Revista Política
A finales del siglo XVIII el primer ministro "ilustrado" (reformista) de Carlos III, el napolitano marqués de Esquilache, tuvo la ocurrencia de poner faroles de gas en las calles y obligar a caminar por la vía pública a rostro descubierto sin embozarse en la capa, como era tradición inmemorial española. Las consecuencias fueron inmediatas: la Iglesia y la aristocracia, que le tenían unas ganas inmensas a Esquilache y a su grupo de ilustrados "pre-rojos", manipularon a las masas populares más ignorantes y teledirigieron un motín "espontáneo" en Madrid y otras ciudades, que a Esquilache le costó el cargo y casi la vida y a punto estuvo de dar al traste con el reinado del Borbón más civilizado que hemos tenido.
Con el tiempo se impuso el sentido común y las capas terminaron por acortarse, las calles se iluminaron convenientemente y a la Iglesia y a la aristocracia les fue fallando el poder de convocatoria. Pero para Esquilache y tantos otros reformistas como él, ya era tarde. El napolitano que llenó Madrid de "latinos" (músicos, pintores, escritores, científicos, altos funcionarios...) que vivían agrupados en un barrio muy cerca del Palacio Real, murió en el exilio, al que había huido amargado por el desprecio cosechado entre las "gentes bajas", españolas esas a las que iluso de él pretendió beneficiar y civilizar.
Durante muchos años después de Esquilache empero, siglos en realidad, las mujeres de este país, de Galicia a Baleares y del País Vasco a Andalucía, a partir de cierta edad han vestido de negro de la cabeza a los pies, disimulando las formas femeninas con ropones amplios y dejando ver apenas el rostro. En Baleares, hasta hace muy pocos años, las viejas se cubrían de tal manera que sólo se les veía los ojos.
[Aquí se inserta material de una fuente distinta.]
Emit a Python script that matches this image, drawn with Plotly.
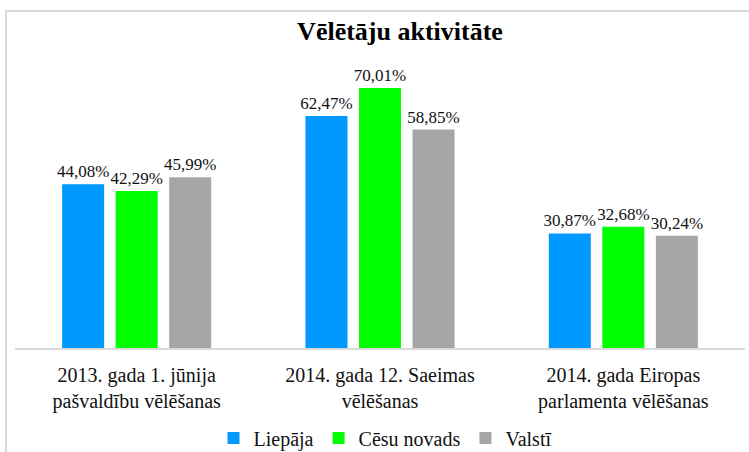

Y naturalmente ahí están las monjas fuera cual fuese su congregación; hasta los años 60 o 70 del pasado siglo, todas se cubrían de la cabeza a los pies con verdaderos burkas. En la mayoría de órdenes de clausura estas mujeres vivían encerradas sin contacto con otros seres humanos que no fueran su confesor, algún familiar muy directo o en caso extremo de enfermedad un médico de confianza; en pleno siglo XX, aún se estilaba en las comunicaciones entre estas secuestradas en vida y personas del exterior del convento que la mujer se cubriera el rostro con una redecilla tipo mosquitera, que impedía incluso verle los ojos.
En los años 90 un servidor aún vio ancianas campesinas ibicencas vestidas y tapadas como bereberes de épocas pasadas. Y es que el mejor medio de combatir un clima extremadamente seco y caluroso es precisamente taparse por completo. A partir de esa constatación antiquísima se ha segregado la costumbre, devenida primero en práctica cultural y más tarde religiosa, de la que las mujeres cristianas del sur europeo se han ido desprendiendo en las últimas décadas, pero que aún persiste, reciclada en pura ideología, en las sociedades musulmanas. De hecho, el velarse se está convirtiendo en una forma de afirmación de identidad para muchas mujeres musulmanas que en puridad, ni siquiera son religiosas.
No cabe duda de que iniciativas como la que según El País de hoy promueve el gobierno de Bélgica, en el sentido de prohibir por ley el uso del burka en espacios públicos, contribuye a ahondar más si cabe la división entre quienes consideran el uso de ese tipo de prendas una opción particular por absurda que sea, y quienes quieren imponer una visión contraria asimismo particular y basada a su vez en prejuicios socioculturales. La extrema idiotez que manifiesta el gobierno belga en el modo de manejar este asunto augura un estallido de fervor identitario en masas de jóvenes belgas de origen magrebí, que verán en el uso de prendas rechazadas por los "cristianos europeos" una afirmación de su personalidad y a la vez un canal de rebeldía frente a una sociedad que se manifiesta incapaz de acogerles debidamente, y que sólo sabe recurrir a la represión como instrumento para ubicarlos socialmente.
Se impone una reflexión sensata en torno a estos asuntos simbólicos, siempre lejanos a los problemas reales pero a menudo espoletas de conflictos que pueden degenerar en quiebras sin remedio de la convivencia (o la coexistencia, según casos). En última instancia si los gobiernos europeos quieren comenzar la persecución de esta clase de vestimentas dando ejemplo, que prohíban las vestimentas de las monjas, ya sea en versión burka duro o en esas adaptaciones postmodernas con cofias de diseño y faldas a media pantorrilla. Porque lo realmente significativo no es el largo del vestido sino la función social y cultural de éste, y en eso no hay diferencias entre nuestras amables monjitas y las mujeres afganas.
La fotografía que ilustra el post está tomada de la web de la archidiócesis de Madrid, y muestra a un grupo de monjas completamente veladas durante un ritual católico actual.